| Brief |
Omit all pictures, then retype the data exactly as given.

start Source data

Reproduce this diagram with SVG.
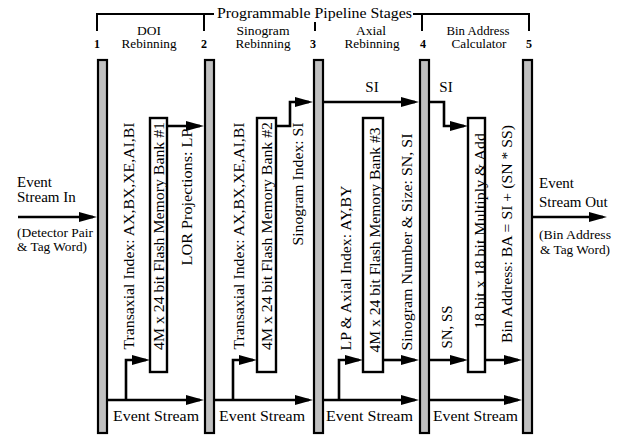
<svg xmlns="http://www.w3.org/2000/svg" width="618" height="436" viewBox="0 0 618 436" font-family="'Liberation Serif', 'Times New Roman', serif">
  <style>
    text { font-family: 'Liberation Serif', 'Times New Roman', serif; fill: #000; }
    .hdr { font-size: 15px; }
    .num { font-size: 12px; font-weight: bold; text-anchor: middle; }
    .stg { font-size: 12px; text-anchor: middle; }
    .io { font-size: 15px; }
    .io-s { font-size: 13px; }
    .es { font-size: 15px; }
    .rot { font-size: 15px; text-anchor: middle; }
    .bar { fill: #c0c0c0; stroke: #000; stroke-width: 2.2; }
    .mem { fill: #fff; stroke: #000; stroke-width: 2.4; }
    .wire { fill: none; stroke: #000; stroke-width: 2.6; marker-end: url(#head); }
    .brk { fill: none; stroke: #000; stroke-width: 2; }
  </style>
  <defs>
    <marker id="head" markerUnits="userSpaceOnUse" markerWidth="18" markerHeight="10" refX="14" refY="5" orient="auto">
      <path d="M0,0 L18,5 L0,10 z" fill="#000"/>
    </marker>
  </defs>

  <!-- header bracket and title -->
  <g id="header">
    <path class="brk" d="M97,31 V14 H214 M413,14 H529 V31 M204,14 V31 M422,14 V31 M315,22 V31"/>
    <text class="hdr" x="217" y="18" textLength="195" lengthAdjust="spacingAndGlyphs">Programmable Pipeline Stages</text>
    <text class="num" x="97" y="48">1</text>
    <text class="num" x="204" y="48">2</text>
    <text class="num" x="313" y="48">3</text>
    <text class="num" x="423" y="48">4</text>
    <text class="num" x="529" y="48">5</text>
    <text class="stg" x="149" y="35" textLength="24" lengthAdjust="spacingAndGlyphs">DOI</text>
    <text class="stg" x="149" y="48" textLength="55" lengthAdjust="spacingAndGlyphs">Rebinning</text>
    <text class="stg" x="263" y="35" textLength="53" lengthAdjust="spacingAndGlyphs">Sinogram</text>
    <text class="stg" x="263" y="48" textLength="55" lengthAdjust="spacingAndGlyphs">Rebinning</text>
    <text class="stg" x="371" y="35" textLength="30" lengthAdjust="spacingAndGlyphs">Axial</text>
    <text class="stg" x="372" y="48" textLength="55" lengthAdjust="spacingAndGlyphs">Rebinning</text>
    <text class="stg" x="478" y="35" textLength="63" lengthAdjust="spacingAndGlyphs">Bin Address</text>
    <text class="stg" x="479" y="48" textLength="55" lengthAdjust="spacingAndGlyphs">Calculator</text>
  </g>

  <!-- pipeline registers -->
  <g id="reg1"><rect class="bar" x="98" y="60" width="9" height="373"/></g>
  <g id="reg2"><rect class="bar" x="205" y="60" width="9" height="373"/></g>
  <g id="reg3"><rect class="bar" x="314" y="60" width="9" height="373"/></g>
  <g id="reg4"><rect class="bar" x="420" y="60" width="9" height="373"/></g>
  <g id="reg5"><rect class="bar" x="523" y="60" width="9" height="373"/></g>

  <!-- lookup / arithmetic units -->
  <g id="bank1">
    <rect class="mem" x="150" y="118" width="17" height="254"/>
    <text class="rot" transform="translate(164,236) rotate(-90)" textLength="228" lengthAdjust="spacingAndGlyphs">4M x 24 bit Flash Memory Bank #1</text>
  </g>
  <g id="bank2">
    <rect class="mem" x="257" y="118" width="19" height="254"/>
    <text class="rot" transform="translate(272,236) rotate(-90)" textLength="228" lengthAdjust="spacingAndGlyphs">4M x 24 bit Flash Memory Bank #2</text>
  </g>
  <g id="bank3">
    <rect class="mem" x="363" y="118" width="20" height="254"/>
    <text class="rot" transform="translate(380,240) rotate(-90)" textLength="225" lengthAdjust="spacingAndGlyphs">4M x 24 bit Flash Memory Bank #3</text>
  </g>
  <g id="mac">
    <rect class="mem" x="468" y="118" width="17" height="254"/>
    <text class="rot" transform="translate(485,231) rotate(-90)" textLength="196" lengthAdjust="spacingAndGlyphs">18 bit x 18 bit Multiply &amp; Add</text>
  </g>

  <!-- signal labels -->
  <g id="labels">
    <text class="rot" transform="translate(134,236) rotate(-90)" textLength="227" lengthAdjust="spacingAndGlyphs">Transaxial Index: AX,BX,XE,AI,BI</text>
    <text class="rot" transform="translate(192,197) rotate(-90)" textLength="137" lengthAdjust="spacingAndGlyphs">LOR Projections: LP</text>
    <text class="rot" transform="translate(244,236) rotate(-90)" textLength="227" lengthAdjust="spacingAndGlyphs">Transaxial Index: AX,BX,XE,AI,BI</text>
    <text class="rot" transform="translate(303,184) rotate(-90)" textLength="123" lengthAdjust="spacingAndGlyphs">Sinogram Index: SI</text>
    <text class="rot" transform="translate(351,268) rotate(-90)" textLength="165" lengthAdjust="spacingAndGlyphs">LP &amp; Axial Index: AY,BY</text>
    <text class="rot" transform="translate(412,242) rotate(-90)" textLength="217" lengthAdjust="spacingAndGlyphs">Sinogram Number &amp; Size: SN, SI</text>
    <text class="rot" transform="translate(452,327) rotate(-90)" textLength="43" lengthAdjust="spacingAndGlyphs">SN, SS</text>
    <text class="rot" transform="translate(512,234) rotate(-90)" textLength="218" lengthAdjust="spacingAndGlyphs">Bin Address: BA = SI + (SN * SS)</text>
    <text class="es" x="372" y="92" text-anchor="middle">SI</text>
    <text class="es" x="446" y="92" text-anchor="middle">SI</text>
    <text class="es" x="113" y="421" textLength="86" lengthAdjust="spacingAndGlyphs">Event Stream</text>
    <text class="es" x="219" y="421" textLength="86" lengthAdjust="spacingAndGlyphs">Event Stream</text>
    <text class="es" x="326" y="421" textLength="87" lengthAdjust="spacingAndGlyphs">Event Stream</text>
    <text class="es" x="433" y="421" textLength="85" lengthAdjust="spacingAndGlyphs">Event Stream</text>
  </g>

  <!-- stream in / out -->
  <g id="stream-in">
    <text class="io" x="17" y="187">Event</text>
    <text class="io" x="17" y="202">Stream In</text>
    <text class="io-s" x="17" y="237" textLength="76" lengthAdjust="spacingAndGlyphs">(Detector Pair</text>
    <text class="io-s" x="17" y="251" textLength="70" lengthAdjust="spacingAndGlyphs">&amp; Tag Word)</text>
  </g>
  <g id="stream-out">
    <text class="io" x="539" y="188">Event</text>
    <text class="io" x="539" y="207">Stream Out</text>
    <text class="io-s" x="539" y="239" textLength="72" lengthAdjust="spacingAndGlyphs">(Bin Address</text>
    <text class="io-s" x="540" y="254" textLength="70" lengthAdjust="spacingAndGlyphs">&amp; Tag Word)</text>
  </g>

  <!-- connectors -->
  <g id="connectors">
    <path class="wire" d="M18,217 H93"/>
    <path class="wire" d="M532,217 H603"/>
    <path class="wire" d="M107,400 H200"/>
    <path class="wire" d="M214,400 H309"/>
    <path class="wire" d="M323,400 H415"/>
    <path class="wire" d="M429,400 H518"/>
    <path class="wire" d="M126,400 V360 H146"/>
    <path class="wire" d="M233,400 V360 H253"/>
    <path class="wire" d="M339,400 V360 H359"/>
    <path class="wire" d="M383,360 H415"/>
    <path class="wire" d="M429,360 H464"/>
    <path class="wire" d="M485,360 H518"/>
    <path class="wire" d="M167,126 H200"/>
    <path class="wire" d="M276,126 H290 V102 H309"/>
    <path class="wire" d="M323,102 H415"/>
    <path class="wire" d="M429,102 H444 V126 H464"/>
  </g>
</svg>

end Source data

| Finished task |
Reproduce this diagram with SVG.
<svg xmlns="http://www.w3.org/2000/svg" width="618" height="436" viewBox="0 0 618 436" font-family="'Liberation Serif', 'Times New Roman', serif">
  <style>
    text { font-family: 'Liberation Serif', 'Times New Roman', serif; fill: #000; }
    .hdr { font-size: 15px; }
    .num { font-size: 12px; font-weight: bold; text-anchor: middle; }
    .stg { font-size: 12px; text-anchor: middle; }
    .io { font-size: 15px; }
    .io-s { font-size: 13px; }
    .es { font-size: 15px; }
    .rot { font-size: 15px; text-anchor: middle; }
    .bar { fill: #c0c0c0; stroke: #000; stroke-width: 2.2; }
    .mem { fill: #fff; stroke: #000; stroke-width: 2.4; }
    .wire { fill: none; stroke: #000; stroke-width: 2.6; marker-end: url(#head); }
    .brk { fill: none; stroke: #000; stroke-width: 2; }
  </style>
  <defs>
    <marker id="head" markerUnits="userSpaceOnUse" markerWidth="18" markerHeight="10" refX="14" refY="5" orient="auto">
      <path d="M0,0 L18,5 L0,10 z" fill="#000"/>
    </marker>
  </defs>

  <!-- header bracket and title -->
  <g id="header">
    <path class="brk" d="M97,31 V14 H214 M413,14 H529 V31 M204,14 V31 M422,14 V31 M315,22 V31"/>
    <text class="hdr" x="217" y="18" textLength="195" lengthAdjust="spacingAndGlyphs">Programmable Pipeline Stages</text>
    <text class="num" x="97" y="48">1</text>
    <text class="num" x="204" y="48">2</text>
    <text class="num" x="313" y="48">3</text>
    <text class="num" x="423" y="48">4</text>
    <text class="num" x="529" y="48">5</text>
    <text class="stg" x="149" y="35" textLength="24" lengthAdjust="spacingAndGlyphs">DOI</text>
    <text class="stg" x="149" y="48" textLength="55" lengthAdjust="spacingAndGlyphs">Rebinning</text>
    <text class="stg" x="263" y="35" textLength="53" lengthAdjust="spacingAndGlyphs">Sinogram</text>
    <text class="stg" x="263" y="48" textLength="55" lengthAdjust="spacingAndGlyphs">Rebinning</text>
    <text class="stg" x="371" y="35" textLength="30" lengthAdjust="spacingAndGlyphs">Axial</text>
    <text class="stg" x="372" y="48" textLength="55" lengthAdjust="spacingAndGlyphs">Rebinning</text>
    <text class="stg" x="478" y="35" textLength="63" lengthAdjust="spacingAndGlyphs">Bin Address</text>
    <text class="stg" x="479" y="48" textLength="55" lengthAdjust="spacingAndGlyphs">Calculator</text>
  </g>

  <!-- pipeline registers -->
  <g id="reg1"><rect class="bar" x="98" y="60" width="9" height="373"/></g>
  <g id="reg2"><rect class="bar" x="205" y="60" width="9" height="373"/></g>
  <g id="reg3"><rect class="bar" x="314" y="60" width="9" height="373"/></g>
  <g id="reg4"><rect class="bar" x="420" y="60" width="9" height="373"/></g>
  <g id="reg5"><rect class="bar" x="523" y="60" width="9" height="373"/></g>

  <!-- lookup / arithmetic units -->
  <g id="bank1">
    <rect class="mem" x="150" y="118" width="17" height="254"/>
    <text class="rot" transform="translate(164,236) rotate(-90)" textLength="228" lengthAdjust="spacingAndGlyphs">4M x 24 bit Flash Memory Bank #1</text>
  </g>
  <g id="bank2">
    <rect class="mem" x="257" y="118" width="19" height="254"/>
    <text class="rot" transform="translate(272,236) rotate(-90)" textLength="228" lengthAdjust="spacingAndGlyphs">4M x 24 bit Flash Memory Bank #2</text>
  </g>
  <g id="bank3">
    <rect class="mem" x="363" y="118" width="20" height="254"/>
    <text class="rot" transform="translate(380,240) rotate(-90)" textLength="225" lengthAdjust="spacingAndGlyphs">4M x 24 bit Flash Memory Bank #3</text>
  </g>
  <g id="mac">
    <rect class="mem" x="468" y="118" width="17" height="254"/>
    <text class="rot" transform="translate(485,231) rotate(-90)" textLength="196" lengthAdjust="spacingAndGlyphs">18 bit x 18 bit Multiply &amp; Add</text>
  </g>

  <!-- signal labels -->
  <g id="labels">
    <text class="rot" transform="translate(134,236) rotate(-90)" textLength="227" lengthAdjust="spacingAndGlyphs">Transaxial Index: AX,BX,XE,AI,BI</text>
    <text class="rot" transform="translate(192,197) rotate(-90)" textLength="137" lengthAdjust="spacingAndGlyphs">LOR Projections: LP</text>
    <text class="rot" transform="translate(244,236) rotate(-90)" textLength="227" lengthAdjust="spacingAndGlyphs">Transaxial Index: AX,BX,XE,AI,BI</text>
    <text class="rot" transform="translate(303,184) rotate(-90)" textLength="123" lengthAdjust="spacingAndGlyphs">Sinogram Index: SI</text>
    <text class="rot" transform="translate(351,268) rotate(-90)" textLength="165" lengthAdjust="spacingAndGlyphs">LP &amp; Axial Index: AY,BY</text>
    <text class="rot" transform="translate(412,242) rotate(-90)" textLength="217" lengthAdjust="spacingAndGlyphs">Sinogram Number &amp; Size: SN, SI</text>
    <text class="rot" transform="translate(452,327) rotate(-90)" textLength="43" lengthAdjust="spacingAndGlyphs">SN, SS</text>
    <text class="rot" transform="translate(512,234) rotate(-90)" textLength="218" lengthAdjust="spacingAndGlyphs">Bin Address: BA = SI + (SN * SS)</text>
    <text class="es" x="372" y="92" text-anchor="middle">SI</text>
    <text class="es" x="446" y="92" text-anchor="middle">SI</text>
    <text class="es" x="113" y="421" textLength="86" lengthAdjust="spacingAndGlyphs">Event Stream</text>
    <text class="es" x="219" y="421" textLength="86" lengthAdjust="spacingAndGlyphs">Event Stream</text>
    <text class="es" x="326" y="421" textLength="87" lengthAdjust="spacingAndGlyphs">Event Stream</text>
    <text class="es" x="433" y="421" textLength="85" lengthAdjust="spacingAndGlyphs">Event Stream</text>
  </g>

  <!-- stream in / out -->
  <g id="stream-in">
    <text class="io" x="17" y="187">Event</text>
    <text class="io" x="17" y="202">Stream In</text>
    <text class="io-s" x="17" y="237" textLength="76" lengthAdjust="spacingAndGlyphs">(Detector Pair</text>
    <text class="io-s" x="17" y="251" textLength="70" lengthAdjust="spacingAndGlyphs">&amp; Tag Word)</text>
  </g>
  <g id="stream-out">
    <text class="io" x="539" y="188">Event</text>
    <text class="io" x="539" y="207">Stream Out</text>
    <text class="io-s" x="539" y="239" textLength="72" lengthAdjust="spacingAndGlyphs">(Bin Address</text>
    <text class="io-s" x="540" y="254" textLength="70" lengthAdjust="spacingAndGlyphs">&amp; Tag Word)</text>
  </g>

  <!-- connectors -->
  <g id="connectors">
    <path class="wire" d="M18,217 H93"/>
    <path class="wire" d="M532,217 H603"/>
    <path class="wire" d="M107,400 H200"/>
    <path class="wire" d="M214,400 H309"/>
    <path class="wire" d="M323,400 H415"/>
    <path class="wire" d="M429,400 H518"/>
    <path class="wire" d="M126,400 V360 H146"/>
    <path class="wire" d="M233,400 V360 H253"/>
    <path class="wire" d="M339,400 V360 H359"/>
    <path class="wire" d="M383,360 H415"/>
    <path class="wire" d="M429,360 H464"/>
    <path class="wire" d="M485,360 H518"/>
    <path class="wire" d="M167,126 H200"/>
    <path class="wire" d="M276,126 H290 V102 H309"/>
    <path class="wire" d="M323,102 H415"/>
    <path class="wire" d="M429,102 H444 V126 H464"/>
  </g>
</svg>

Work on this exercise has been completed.